Muchas veces se piensa que la observancia de la Ley oprime y esclaviza. Frente a estas afirmaciones debemos decir que el cumplimiento de la Ley de Dios no oprime ni esclaviza sino que libera, ya que nos da el verdadero sentido de la vida en cuanto la funda en la relación de la verdadera amistad con Dios. Quien cumple la Ley es amigo de Dios y goza de sus beneficios. En el caso de Israel era la posesión de la Tierra Prometida, figura de lo que es hoy para el hombre el cumplir la Ley: la posesión de la Vida Eterna.

La práctica de la Ley además, ennoblece al hombre porque le hace partícipe de la Sabiduría de Dios contenida en ella, dándole la seguridad de caminar en la verdad, en el gozo del cumplimiento del bien y de ser admitido en la presencia del Señor. Dice la Escritura: “¿Señor quien puede hospedarse en tu tienda?” (Sal. 14,4). El que procede honradamente y practica la justicia…no calumnia con su lengua…no hace mal a su prójimo” (Ib. 8). Esto es lo que está contenido en la Ley del Señor.

Pero ciertamente debemos de saber que la Ley no es solamente un elenco de preceptos materialmente expresados sino que, como nos dice el apóstol Santiago la Ley es la palabra de verdad sembrada en el corazón de los hombres, para conducirlos a la salvación (St.1, 17-18.21-22.27) y es por eso que el hombre debe de estar interiormente atento en su corazón a la Palabra del Señor, para percibirla y llevarla finalmente a “la práctica” (Ib. 22). El ser humano caería en una tremenda equivocación si se contentara con el conocimiento de los preceptos divinos y no los tradujera en obras. El conocimiento de la ley nos enseña que su punto clave es el “amor a Dios” y que su expresión concreta es el amor al prójimo: “visitar a los huérfanos y asistirlos, a las viudas en sus tribulaciones y no mancharse las manos con lo malo del mundo” (Ib. 27).
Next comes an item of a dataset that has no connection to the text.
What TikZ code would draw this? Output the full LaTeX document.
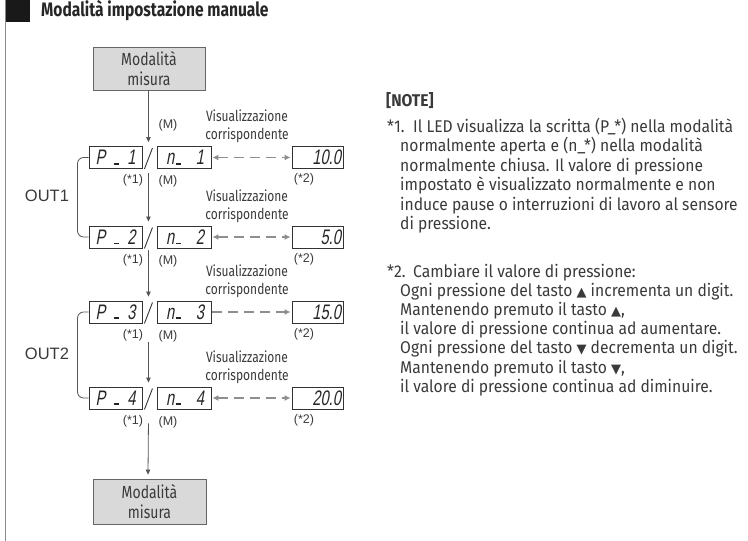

El mandamiento de Dios a Moisés fue que “no se añada nada ni se quite nada de los preceptos del Señor” (Dt. 4,2). Sin embargo los judíos fueron añadiendo a la pureza de los preceptos del Señor una serie de prescripciones minuciosas que hacían perder de vista los preceptos fundamentales, hasta tal punto que los contemporáneos del Señor, se escandalizaban porque sus discípulos no cuidaban algunos de ellos (Mc. 7,4). Jesús ante esto reacciona casi violentamente: “hipócritas…dejáis a un lado el mandamiento de Dios, para aferraros a la tradición de los hombres” (Ib. 6). Condena todo formalismo y legalismo porque quiere que miremos a la realidad interior de la Ley. Es inútil darle sentido a las realidades externas mientras el interior del hombre no está limpio, esté impuro y lleno de vicios. Es por eso que la Ley mira al interior del hombre, porque su interior es lo que hay que purificar: de allí salen los malos propósitos, las fornicaciones, robos, homicidios, adulterios, codicias, injusticias, fraudes, desenfrenos, envidia, difamación, orgullo, frivolidad” (Ib. 21-22).

Si el corazón no está purificado es imposible cumplir la Ley y los mandamientos. Ella mira precisamente a librar al hombre de tales males, para hacerlo capaz de dejar de lado o quitar de su corazón las pasiones y los vicios y poder así amar a Dios con todo su corazón y al prójimo con ese mismo amor. Este es el centro de la ley y toda ella se resume en este precepto, el cual es imposible cumplir si el corazón no está purificado.

Que María Madre de toda pureza, nos ayude con la gracia del Señor a purificar nuestro corazón.